Q. Some Christian friends seem obsessed over the subject of giants and Nephilim. I believe like you that they were the result of fallen angels mating with human women. However, since God’s Word doesn’t dwell on the fact and makes very limited mention of them, why all the fuss? They existed and God destroyed them. My friends say in the last days there will again be “hybrid” humans, meaning half-demon and half-human from the interaction of fallen angels again. I’m just afraid that too much preoccupation with Nephilim, aliens, etc. will lead my friends into an obsession of studying dark things instead of what God’s real message is, the redemption of mankind. Maybe I’m the one who’s wrong and would welcome your thoughts.
A. The idea of latter day nephilim is a popular one upon which several ministries have taken substantial positions. It stems from two places in the bible. The first is the King James translation of Daniel 2:43, which says,
“And whereas thou sawest iron mixed with miry clay, they shall mingle themselves with the seed of men: but they shall not cleave one to another, even as iron is not mixed with clay.”
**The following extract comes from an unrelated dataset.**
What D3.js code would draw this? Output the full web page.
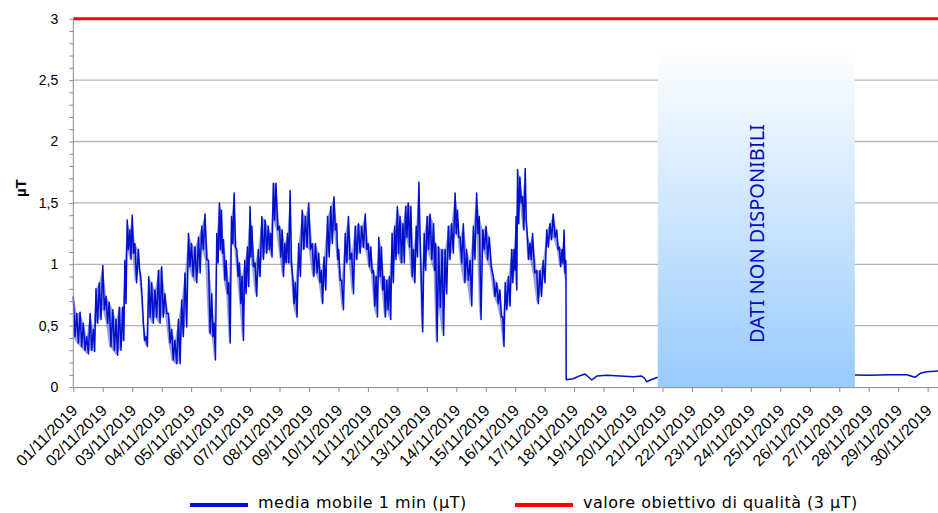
<!DOCTYPE html>
<html lang="it">
<head>
<meta charset="utf-8">
<script src="https://cdn.jsdelivr.net/npm/d3@7"></script>
<style>
body { margin: 0; background: #fff; }
svg { display: block; }
.axis path, .axis line { stroke: #8c8c8c; }
.axis text { font-family: "Liberation Sans", Arial, sans-serif; fill: #000; }
.legend text { font-family: "DejaVu Sans", sans-serif; font-size: 16px; letter-spacing: 0.5px; fill: #000; }
</style>
</head>
<body>
<div id="chart"></div>
<script>

// readings: day offset from 01/11/2019 00:00, upper and lower edge of the 1-min trace (µT)
var dayOff = [0.00,0.115,0.23,0.34,0.455,0.57,0.68,0.77,0.88,1.00,1.11,1.22,1.34,1.45,1.56,1.68,1.75,1.83,1.92,2.00,
  2.09,2.21,2.29,2.38,2.47,2.56,2.66,2.77,2.89,3.00,3.11,3.23,3.34,3.45,3.57,3.68,3.79,3.91,4.01,4.13,
  4.25,4.36,4.47,4.59,4.70,4.78,4.87,4.96,5.03,5.10,5.19,5.28,5.37,5.46,5.55,5.64,5.73,5.82,5.91,6.00,
  6.06,6.17,6.28,6.40,6.51,6.62,6.70,6.79,6.88,7.00,7.09,7.18,7.27,7.36,7.45,7.54,7.65,7.77,7.88,7.99,
  8.11,8.22,8.33,8.42,8.51,8.63,8.74,8.85,8.94,9.01,9.11,9.23,9.34,9.45,9.57,9.68,9.79,9.91,10.01,10.10,
  10.19,10.28,10.37,10.46,10.55,10.64,10.73,10.82,10.91,11.00,11.09,11.19,11.28,11.37,11.46,11.55,11.64,11.73,11.81,11.91,
  12.01,12.11,12.23,12.30,12.40,12.52,12.62,12.73,12.84,12.96,13.04,13.13,13.24,13.35,13.47,13.58,13.69,13.78,13.90,14.01,
  14.12,14.26,14.37,14.48,14.58,14.66,14.77,14.88,14.96,15.03,15.08,15.16,15.25,15.34,15.41,15.50,15.59,15.73,15.84,15.95,
  16.07,16.18,16.29,16.41,16.50,16.59,16.66,16.72];
var hiVal = [.74,.60,.61,.52,.41,.60,.47,.80,.85,.99,.74,.69,.63,.55,.65,.65,1.03,1.36,1.28,1.40,
  1.17,1.12,.90,.52,.41,.90,.85,.79,.95,.98,.76,.60,.47,.38,.55,.71,.93,1.25,1.17,1.14,
  1.22,1.31,1.41,1.03,.76,.52,1.25,1.50,1.44,1.20,1.03,.85,1.39,1.58,1.12,1.01,.90,1.03,1.14,1.47,
  1.31,1.01,1.12,1.39,1.36,1.31,1.25,1.66,1.66,1.31,1.28,1.17,1.25,1.60,.90,.85,1.17,1.44,1.39,1.50,
  1.17,1.17,1.09,.95,1.06,1.39,1.47,1.55,1.33,1.12,.87,1.25,1.39,1.09,1.31,1.33,1.31,1.41,1.17,1.14,
  .95,.90,1.22,1.14,.90,.87,.90,1.25,1.31,1.47,1.39,1.33,1.47,1.50,1.47,1.12,1.31,1.67,.90,1.25,
  1.39,1.41,1.33,1.17,1.14,1.12,1.12,1.31,1.33,1.58,1.44,1.22,1.33,1.12,1.03,1.31,1.58,1.39,1.28,1.31,
  1.22,.90,.85,.79,.57,.85,.90,1.12,1.12,1.39,1.77,1.71,1.55,1.78,1.25,1.17,1.25,.95,.95,1.03,
  1.28,1.33,1.41,1.28,1.14,1.12,1.28,1.03];
var loVal = [.41,.36,.33,.30,.27,.30,.29,.52,.55,.63,.52,.33,.30,.26,.30,.38,.68,1.12,1.04,1.09,
  .85,.96,.74,.38,.33,.57,.52,.57,.52,.57,.60,.36,.22,.19,.19,.41,.49,.98,.90,.85,
  .93,1.12,1.04,.44,.41,.22,1.01,1.12,1.09,.87,.76,.36,1.17,1.14,.90,.68,.38,.76,.82,1.06,
  .98,.74,.90,1.04,1.09,1.12,1.06,1.36,1.28,1.06,.90,1.01,1.01,1.01,.68,.57,.90,1.12,1.14,1.12,
  .90,.93,.85,.68,.79,1.06,1.17,1.28,1.04,.87,.63,1.01,1.04,.76,1.04,1.09,1.14,1.12,.98,.93,
  .66,.57,.90,.79,.57,.63,.55,.85,1.04,1.09,1.01,1.01,1.22,1.14,.90,.85,1.06,1.25,.45,.95,
  1.12,1.04,.95,.37,.65,.42,.76,1.04,1.09,1.25,1.22,1.01,.85,.87,.66,1.04,1.25,.55,1.12,1.04,
  .98,.74,.68,.57,.33,.63,.66,.85,.95,.79,1.33,1.50,1.28,1.36,1.04,1.04,.93,.68,.74,.85,
  1.14,1.20,1.22,1.12,.98,1.01,.93,.80];

// after the drop: smooth low trace, null = missing data
var lowDay = [16.73,16.97,17.20,17.37,17.50,17.60,17.77,18.11,18.56,19.01,19.29,19.40,19.46,19.63,19.84,
  19.85,26.53,27.04,27.72,28.29,28.57,28.75,28.97,29.56,30.00];
var lowVal = [.06,.068,.093,.106,.08,.058,.09,.096,.09,.085,.09,.07,.044,.062,.08,
  null,.098,.096,.10,.10,.08,.112,.125,.133,.135];

// period with no data
var gapFrom = 19.84, gapTo = 26.53, gapTop = 2.78;

var qualityTarget = 3;
var yMajor = [0, 0.5, 1, 1.5, 2, 2.5, 3];
var seriesNames = ["media mobile 1 min (µT)", "valore obiettivo di qualità (3 µT)"];
var noDataText = "DATI NON DISPONIBILI";

var W = 938, H = 513;
var start = new Date(2019, 10, 1), end = new Date(2019, 11, 1);
var dayMs = 86400000;
function toDate(t) { return new Date(start.getTime() + t * dayMs); }

var x = d3.scaleTime().domain([start, end]).range([73.3, 957.1]);
var y = d3.scaleLinear().domain([0, 3]).range([387.1, 18.7]);

var svg = d3.select("#chart").append("svg")
    .attr("width", W)
    .attr("height", H);

var defs = svg.append("defs");
var grad = defs.append("linearGradient")
    .attr("id", "nodata")
    .attr("x1", 0).attr("y1", 0).attr("x2", 0).attr("y2", 1);
grad.append("stop").attr("offset", "0%").attr("stop-color", "#ffffff");
grad.append("stop").attr("offset", "100%").attr("stop-color", "#99cbfd");

// gridlines
svg.append("g")
  .selectAll("line")
  .data(yMajor.filter(function(d) { return d > 0 && d < 3; }))
  .enter().append("line")
    .attr("x1", 73.3).attr("x2", W)
    .attr("y1", function(d) { return y(d); })
    .attr("y2", function(d) { return y(d); })
    .attr("stroke", "#b4b4b4")
    .attr("stroke-width", 1.3);

// blue trace: band between the edges plus a zig-zag across them
var band = dayOff.map(function(t, i) { return { date: toDate(t), hi: hiVal[i], lo: loVal[i] }; });

svg.append("path")
    .datum(band)
    .attr("fill", "#1a28d0")
    .attr("fill-opacity", 0.45)
    .attr("d", d3.area()
      .x(function(d) { return x(d.date); })
      .y0(function(d) { return y(d.lo); })
      .y1(function(d) { return y(d.hi); }));

var pts = [];
dayOff.forEach(function(t, i) {
  var next = i < dayOff.length - 1 ? dayOff[i + 1] : t + 0.01;
  pts.push({ date: toDate(t), v: hiVal[i] });
  pts.push({ date: toDate((t + next) / 2), v: loVal[i] });
});
lowDay.forEach(function(t, i) {
  pts.push({ date: toDate(t), v: lowVal[i] });
});

var line = d3.line()
    .defined(function(d) { return d.v != null; })
    .x(function(d) { return x(d.date); })
    .y(function(d) { return y(d.v); });

svg.append("path")
    .datum(pts)
    .attr("fill", "none")
    .attr("stroke", "#0010cc")
    .attr("stroke-width", 1.5)
    .attr("stroke-linejoin", "round")
    .attr("d", line);

// no-data box
svg.append("rect")
    .attr("x", x(toDate(gapFrom)))
    .attr("y", y(gapTop))
    .attr("width", x(toDate(gapTo)) - x(toDate(gapFrom)))
    .attr("height", y(0) - y(gapTop))
    .attr("fill", "url(#nodata)");

svg.append("text")
    .attr("transform", "translate(" + ((x(toDate(gapFrom)) + x(toDate(gapTo))) / 2) + "," + y(1.25) + ") rotate(-90)")
    .attr("text-anchor", "middle")
    .attr("dy", "0.36em")
    .style("font-family", "'Noto Sans', sans-serif")
    .style("font-size", "20px")
    .style("fill", "#0a0acc")
    .text(noDataText);

// quality target
svg.append("line")
    .attr("x1", 73.3).attr("x2", W)
    .attr("y1", y(qualityTarget)).attr("y2", y(qualityTarget))
    .attr("stroke", "#ff0000")
    .attr("stroke-width", 3);

// y axis
var yAxis = svg.append("g")
    .attr("class", "axis")
    .attr("transform", "translate(73.3,0)")
    .call(d3.axisLeft(y)
      .tickValues(d3.range(0, 31).map(function(i) { return i / 10; }))
      .tickSize(4)
      .tickPadding(11)
      .tickFormat(function(d) {
        return yMajor.indexOf(d) >= 0 ? String(d).replace(".", ",") : "";
      }));
yAxis.select(".domain").attr("d", "M0," + y(3) + "V" + y(0));
yAxis.selectAll("text").style("font-size", "14px");

svg.append("text")
    .attr("transform", "translate(26," + y(1.62) + ") rotate(-90)")
    .attr("text-anchor", "middle")
    .style("font-family", "'Liberation Sans', Arial, sans-serif")
    .style("font-size", "15px")
    .style("font-weight", "bold")
    .text("µT");

// x axis
var xAxis = svg.append("g")
    .attr("class", "axis")
    .attr("transform", "translate(0," + y(0) + ")")
    .call(d3.axisBottom(x)
      .tickValues(d3.timeDay.range(start, end))
      .tickSize(5)
      .tickSizeOuter(0)
      .tickFormat(d3.timeFormat("%d/%m/%Y")));
xAxis.selectAll("text")
    .style("font-size", "16px")
    .style("text-anchor", "end")
    .attr("x", -14)
    .attr("y", 15)
    .attr("dy", "0.35em")
    .attr("transform", "rotate(-45)");

// legend
var legend = svg.append("g").attr("class", "legend");
var legItems = [
  { name: seriesNames[0], color: "#0010cc", x0: 190 },
  { name: seriesNames[1], color: "#ff0000", x0: 515 }
];
var li = legend.selectAll("g")
    .data(legItems)
  .enter().append("g")
    .attr("transform", function(d) { return "translate(" + d.x0 + ",505)"; });
li.append("line")
    .attr("x1", 0).attr("x2", 58)
    .attr("stroke", function(d) { return d.color; })
    .attr("stroke-width", 4);
li.append("text")
    .attr("x", 68)
    .attr("y", -2)
    .attr("dy", "0.32em")
    .text(function(d) { return d.name; });

</script>
</body>
</html>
Some interpret this verse to mean the “they” who mix themselves with the seed of men refers to fallen angels, or what’s known today as extra-terrestrials, who will again produce a hybrid race in the end times.
The second is a misinterpretation of Matt. 24:37, which reads, “As it was in the days of Noah so it will be at the coming of the Son of Man”. Here latter day nephilim advocates assume that since there were nephilim in the days of Noah, Jesus was saying there will also be nephilim at the time of the 2nd Coming. But the context of the passage tells us He was really saying that just as most people were not aware that God was going to destroy the world at the time of the flood, so will most of the people on Earth be unaware that God is bringing about the end of the world as they know it at the time of the 2nd Coming.
In summary this whole idea is based on highly speculative interpretations of two verses. Now, that doesn’t mean it can’t be true, but to me it means we should proceed very cautiously in this area and look for more substantial Biblical evidence, instead of wandering around in non-biblical sources as some are prone to do.